In 1983 I photographed in the Science
Museum, Kensington, an exhibit which asserted the
axiom that *either* organisms have evolved
*or* God has created them. This furphy, not
normally so clearly enunciated, seems to me to be
not only the fundamental error of the
Creationist® fanaticism but also typical in its
illogic of most if not all fundamentalisms. I
suggest the racket common to them is the
requirement of assent to a proposition which is
not subtly but flagrantly false. This is not
ancillary or accidental: I believe it is
essential, in that once a person has overtly
signalled switching-off of God-given reason in
favour of a pointedly false slogan from the sect
leader(s), obedience can be thereafter required
much more generally.
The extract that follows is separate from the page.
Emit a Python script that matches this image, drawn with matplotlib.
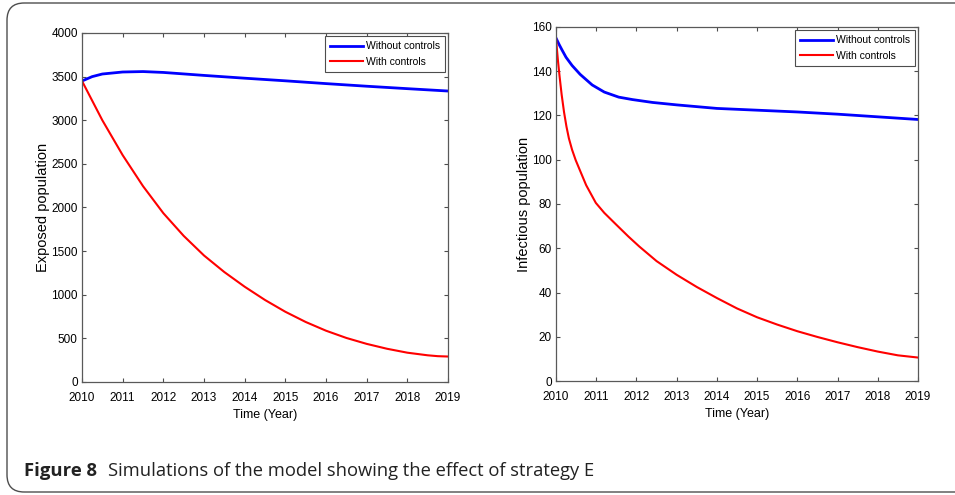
import matplotlib.pyplot as plt
from matplotlib.patches import FancyBboxPatch

# exposed population (left panel)
yrs_e_blue = [2010, 2010.25, 2010.5, 2011, 2011.5, 2012, 2013, 2014, 2015, 2016, 2017, 2018, 2019]
exp_without = [3450, 3500, 3530, 3553, 3558, 3548, 3514, 3482, 3452, 3420, 3390, 3362, 3335]
yrs_e_red = [2010, 2010.5, 2011, 2011.5, 2012, 2012.5, 2013, 2013.5, 2014, 2014.5, 2015,
             2015.5, 2016, 2016.5, 2017, 2017.5, 2018, 2018.5, 2018.75, 2019]
exp_with = [3450, 3000, 2600, 2245, 1935, 1675, 1450, 1260, 1092, 940, 805,
            688, 588, 505, 437, 381, 336, 306, 296, 292]

# infectious population (right panel)
yrs_i_blue = [2010, 2010.08, 2010.15, 2010.25, 2010.4, 2010.6, 2010.9, 2011.2, 2011.56, 2011.9,
              2012.4, 2013, 2014, 2015, 2016, 2017, 2018, 2019]
inf_without = [155, 152, 149.6, 146.3, 142.6, 138.6, 133.8, 130.6, 128.3, 127.2,
               125.9, 124.8, 123.2, 122.4, 121.6, 120.6, 119.4, 118.2]
yrs_i_red = [2010, 2010.02, 2010.05, 2010.09, 2010.14, 2010.2, 2010.26, 2010.32, 2010.4,
             2010.49, 2010.6, 2010.75, 2010.99, 2011.2, 2011.49, 2011.8, 2012.07, 2012.5,
             2013, 2013.5, 2014, 2014.5, 2015, 2015.5, 2016, 2016.5, 2017, 2017.5, 2018,
             2018.5, 2019]
inf_with = [155, 150.5, 144.5, 137.5, 129.5, 121.5, 115, 109.7, 104.5,
            99.8, 95, 88.5, 80.5, 76.0, 70.8, 65.3, 60.8, 54.2,
            48, 42.5, 37.5, 32.8, 28.8, 25.5, 22.5, 19.9, 17.5, 15.3, 13.3,
            11.6, 10.6]

years = list(range(2010, 2020))

plt.rcParams['font.family'] = ['Liberation Sans', 'DejaVu Sans']

fig = plt.figure(figsize=(9.55, 4.95), dpi=100)
fig.patch.set_facecolor('white')

# rounded frame around the figure (right edge runs off the image)
frame = FancyBboxPatch((7 / 955, 3 / 495), 1.2, 489 / 495,
                       boxstyle='round,pad=0,rounding_size=0.018',
                       transform=fig.transFigure, facecolor='none',
                       edgecolor='0.3', linewidth=1.0, mutation_aspect=955 / 495)
fig.patches.append(frame)

ax1 = fig.add_axes([82 / 955, 113 / 495, 366 / 955, 349 / 495])
ax2 = fig.add_axes([556 / 955, 114 / 495, 362 / 955, 354 / 495])

ax1.plot(yrs_e_blue, exp_without, color='#0000ff', lw=2.0, label='Without controls')
ax1.plot(yrs_e_red, exp_with, color='#ff0000', lw=1.5, label='With controls')
ax1.set_ylim(0, 4000)
ax1.set_yticks(range(0, 4001, 500))
ax1.set_ylabel('Exposed population', fontsize=10.5, labelpad=1)

ax2.plot(yrs_i_blue, inf_without, color='#0000ff', lw=2.0, label='Without controls')
ax2.plot(yrs_i_red, inf_with, color='#ff0000', lw=1.5, label='With controls')
ax2.set_ylim(0, 160)
ax2.set_yticks(range(0, 161, 20))
ax2.set_ylabel('Infectious population', fontsize=10.5, labelpad=1)

for ax in (ax1, ax2):
    ax.set_xlim(2010, 2019)
    ax.set_xticks(years)
    ax.set_xlabel('Time (Year)', fontsize=9, labelpad=3)
    ax.tick_params(direction='in', top=True, right=True, length=3, width=0.8,
                   color='0.3', labelsize=8.5)
    ax.tick_params(axis='x', pad=7.5)
    ax.tick_params(axis='y', pad=3)
    for s in ax.spines.values():
        s.set_color('0.35')
        s.set_linewidth(0.9)
    leg = ax.legend(loc='upper right', fontsize=7.5, handlelength=3.2,
                    fancybox=False, borderaxespad=0.3, borderpad=0.5,
                    labelspacing=0.5, handletextpad=0.2, framealpha=1)
    leg.get_frame().set_edgecolor('0.3')
    leg.get_frame().set_linewidth(0.8)

fig.text(24 / 955, 1 - 476 / 495, 'Figure 8', fontsize=13.3, fontweight='bold',
         family='Open Sans', color='#222222')
fig.text(108 / 955, 1 - 476 / 495, 'Simulations of the model showing the effect of strategy E',
         fontsize=13.2, family='Open Sans', color='#222222')

fig.savefig('out.png', dpi=100, facecolor='white')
This is in the nature of
totalitarian systems' social psychology. "The
Slavs are sub-human" is a prototypical modern
example of a blatantly false slogan which you had
to assent to overtly if you were to attain the
(temporary) social security of the National
Socialist Party. "The first 3 chapters of the
Bible, plus the Noah story, must be taken
literally" is similar mischief. I don't see why
this racket is not more widely & vigorously
condemned. Those who propound it do not in fact
advocate that other parts of the Bible be read
literally; Broom & I point to John the Baptist's
hailing "the Lamb of God" - why do
fundamentalists not try to insist that Christ
assumed ovine form for that occasion on the banks
of the Jordan?
As a scientist active in natural
theology, I support the general gist of IDT as
such but fear that it functions on the edge of a
"creationist" whirlpool.
=====
So, far from 'teaching the controversy',
IDT head honchos suppress criticism.
When Dembski visited Auckland I arranged
a half-day symposium for him with Broom, Nield,
and other scholars. He was cordial, but
unresponsive. He feels little call upon himself
to respond to others' reasoning, except by
issuing great gouts of verbiage at a tangent from
what they have said. The Creationists are a
different character type: they not only don't
respond to any opponent's reasoning but also
become, on no shadow of an excuse, rabidly
abusive. IDT is a more subtle problem.
Enemies of religion cannot honestly use
IDT as a surrogate for genuine scholarship. It
purports to be a school of thought, but
contributes just the one tiny point - Paley's
1802 point - and stands pat on that, refusing
to discuss anything else, as if Dawkins & his ilk
might concede that point. This is a crazy
standoff unworthy of further attention.